The culture should be visible in every aspect of the business, including recruitment, nominations, training and engagement. The performance and reward system should endorse the desired ethical behaviours across all levels of the company.

The corporate culture should be recognisable throughout the disclosures in the annual report, website and any other statements issued by the company.
What the Group does and why:
Our culture is based around our business model which evolves through our working together agenda in order that we:
  • Achieve differentiation through our service offering
  • Do business the right way
  • Focus on operational excellence
This achieves shared stakeholder value for our clients, clients’ customers, communities, financial partners, employees, shareholders and suppliers.

Our responsible business agenda is driven by the Board and implemented by our Group Responsible Business Lead and a network of locally based community development champions.

The Sureserve Group Employee Representative Council provides a forum encourages employee engagement and involvement and provides the opportunity for two way dialogue and feedback on the future direction of the business.
The QCA’s notes on application:
The company should maintain governance structures and processes in line with its corporate culture and appropriate to its:
  • size and complexity; and
  • capacity, appetite and tolerance for risk.
The governance structures should evolve over time in parallel with its objectives, strategy and business model to reflect the development of the company.
What the Group does and why:
The Corporate Governance section, on pages 34 – 51 of the Annual Report and Accounts for the year ended 30 September 2017, gives full details of the company’s governance structures and the roles of the various Board Committee’s.
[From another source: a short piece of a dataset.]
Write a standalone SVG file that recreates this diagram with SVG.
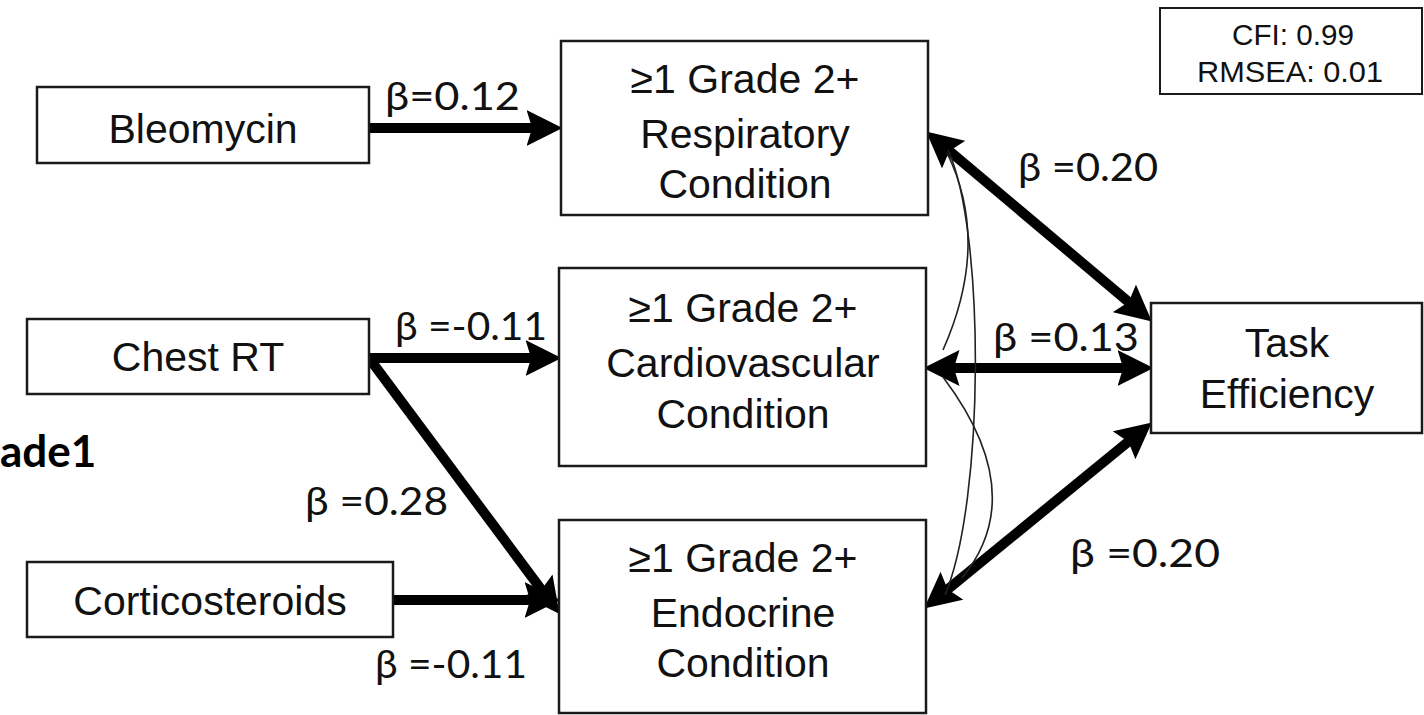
<svg xmlns="http://www.w3.org/2000/svg" width="1424" height="715" viewBox="0 0 1424 715">
<style>
.box{fill:#fff;stroke:#1a1a1a;stroke-width:2.5}
.nt{font-family:"Liberation Sans",Arial,sans-serif;font-size:41px;fill:#111;text-anchor:middle}
.fit{font-family:"Liberation Sans",Arial,sans-serif;font-size:30px;fill:#111;text-anchor:middle}
.lb{font-family:Lato,"Open Sans",sans-serif;font-size:38px;fill:#111}
.thick{stroke:#000;stroke-width:10;fill:none}
.thin{stroke:#222;stroke-width:1.6;fill:none}
</style>
<defs>
<marker id="ah" markerUnits="userSpaceOnUse" markerWidth="36" markerHeight="36" viewBox="0 0 32 32" refX="12" refY="16" orient="auto-start-reverse">
<path d="M0,0 L32,16 L0,32 L5,16 Z" fill="#000"/>
</marker>
</defs>
<g id="connectors">
<line class="thick" x1="369" y1="128" x2="540" y2="128" marker-end="url(#ah)"/>
<line class="thick" x1="369" y1="358" x2="539" y2="358" marker-end="url(#ah)"/>
<line class="thick" x1="369" y1="358" x2="546.1" y2="596" marker-end="url(#ah)"/>
<line class="thick" x1="393" y1="600" x2="538" y2="600" marker-end="url(#ah)"/>
<line class="thick" x1="943.3" y1="145.9" x2="1134.7" y2="307.1" marker-start="url(#ah)" marker-end="url(#ah)"/>
<line class="thick" x1="946" y1="368" x2="1131" y2="368" marker-start="url(#ah)" marker-end="url(#ah)"/>
<line class="thick" x1="941.5" y1="594.3" x2="1134.5" y2="436.7" marker-start="url(#ah)" marker-end="url(#ah)"/>
<path class="thin" d="M947,153 Q991,242 943,350"/>
<path class="thin" d="M948,150 C985,230 985,500 945,595"/>
<path class="thin" d="M943,377 Q1031,494 962,578"/>
</g>
<g id="bleomycin"><rect class="box" x="37" y="87" width="332" height="76"/><text class="nt" x="203" y="143">Bleomycin</text></g>
<g id="chestrt"><rect class="box" x="27" y="319" width="342" height="75"/><text class="nt" x="198" y="371">Chest RT</text></g>
<g id="corticosteroids"><rect class="box" x="27" y="562" width="366" height="75"/><text class="nt" x="210" y="615">Corticosteroids</text></g>
<g id="respiratory"><rect class="box" x="561" y="41" width="367" height="174"/><text class="nt" x="745" y="93">≥1 Grade 2+</text><text class="nt" x="745" y="148">Respiratory</text><text class="nt" x="745" y="198">Condition</text></g>
<g id="cardiovascular"><rect class="box" x="559" y="268" width="367" height="198"/><text class="nt" x="743" y="322">≥1 Grade 2+</text><text class="nt" x="743" y="377">Cardiovascular</text><text class="nt" x="743" y="428">Condition</text></g>
<g id="endocrine"><rect class="box" x="559" y="520" width="367" height="193"/><text class="nt" x="743" y="572">≥1 Grade 2+</text><text class="nt" x="743" y="627">Endocrine</text><text class="nt" x="743" y="677">Condition</text></g>
<g id="task"><rect class="box" x="1151" y="303" width="271" height="130"/><text class="nt" x="1287" y="357">Task</text><text class="nt" x="1287" y="408">Efficiency</text></g>
<g id="fit"><rect x="1160" y="8" width="262" height="86" fill="#fff" stroke="#1a1a1a" stroke-width="2"/><text class="fit" x="1293" y="45" textLength="122" lengthAdjust="spacingAndGlyphs">CFI: 0.99</text><text class="fit" x="1290" y="82" textLength="186" lengthAdjust="spacingAndGlyphs">RMSEA: 0.01</text></g>
<g id="labels">
<text class="lb" x="385" y="110" textLength="135" lengthAdjust="spacingAndGlyphs">β=0.12</text>
<text class="lb" x="395" y="340" textLength="152" lengthAdjust="spacingAndGlyphs">β =-0.11</text>
<text class="lb" x="305" y="515" textLength="143" lengthAdjust="spacingAndGlyphs">β =0.28</text>
<text class="lb" x="375" y="678" textLength="152" lengthAdjust="spacingAndGlyphs">β =-0.11</text>
<text class="lb" x="1018" y="181" textLength="140" lengthAdjust="spacingAndGlyphs">β =0.20</text>
<text class="lb" x="993" y="351" textLength="146" lengthAdjust="spacingAndGlyphs">β =0.13</text>
<text class="lb" x="1070" y="567" textLength="150" lengthAdjust="spacingAndGlyphs">β =0.20</text>
<text x="0" y="467" font-family="Lato,'Open Sans',sans-serif" font-weight="bold" font-size="44" fill="#000">ade1</text>
</g>
</svg>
Terms of Reference for the Committee’s and details of Matters Reserved for the Board are available on the Company website. The Directors consider that the Group has an appropriate governance framework for the size of the business.

Build trust

The QCA’s notes on application:
A healthy dialogue should exist between the board and all of its stakeholders, including shareholders, to enable all interested parties to come to informed decisions about the company. In particular, appropriate communication and reporting structures should exist between the board and all constituent parts of its shareholder base. This will assist:
  • the communication of shareholders’ views to the board; and
  • the shareholders’ understanding of the unique circumstances and constraints faced by the company
It should be clear where these communication practices are described (annual report or website).
What the Group does and why:
Reports from each Board Committee are contained on pages 39 -51 within the Corporate Governance section of the Annual Report and Accounts for the year ended 30 September 2017.

The Board maintains an active dialogue with both Institutional and Private shareholders together with employees – both employee shareholders and others.

Regular Institutional shareholder dialogue is led by the Chairman and Chief Executive. Company produced Results Presentations are available on the Investor Relations section of the Company’s website, along with Research notes produced by external parties.

The AGM is an important opportunity for the Board to listen to the views of Private shareholders. These may be expressed by formal questions to the Board during the AGM process, or informally in conversation after the AGM.

There is feedback to the full Group Board of any shareholder dialogue that has taken place since the preceding Board meeting.

At the most recent AGM voting intentions were received from 53% of the issued voting share capital, with those voting in favour of all resolutions averaging 92%.

Going forward the Company’s website will display the results of voting on all resolutions in future general meetings, ( including annual general meetings), including any actions to be taken as a result of resolutions for which votes against have been received from at least 20% of independent shareholders.

The Company’s website also includes historical Annual Reports and other governance related material covering the last 5 year period.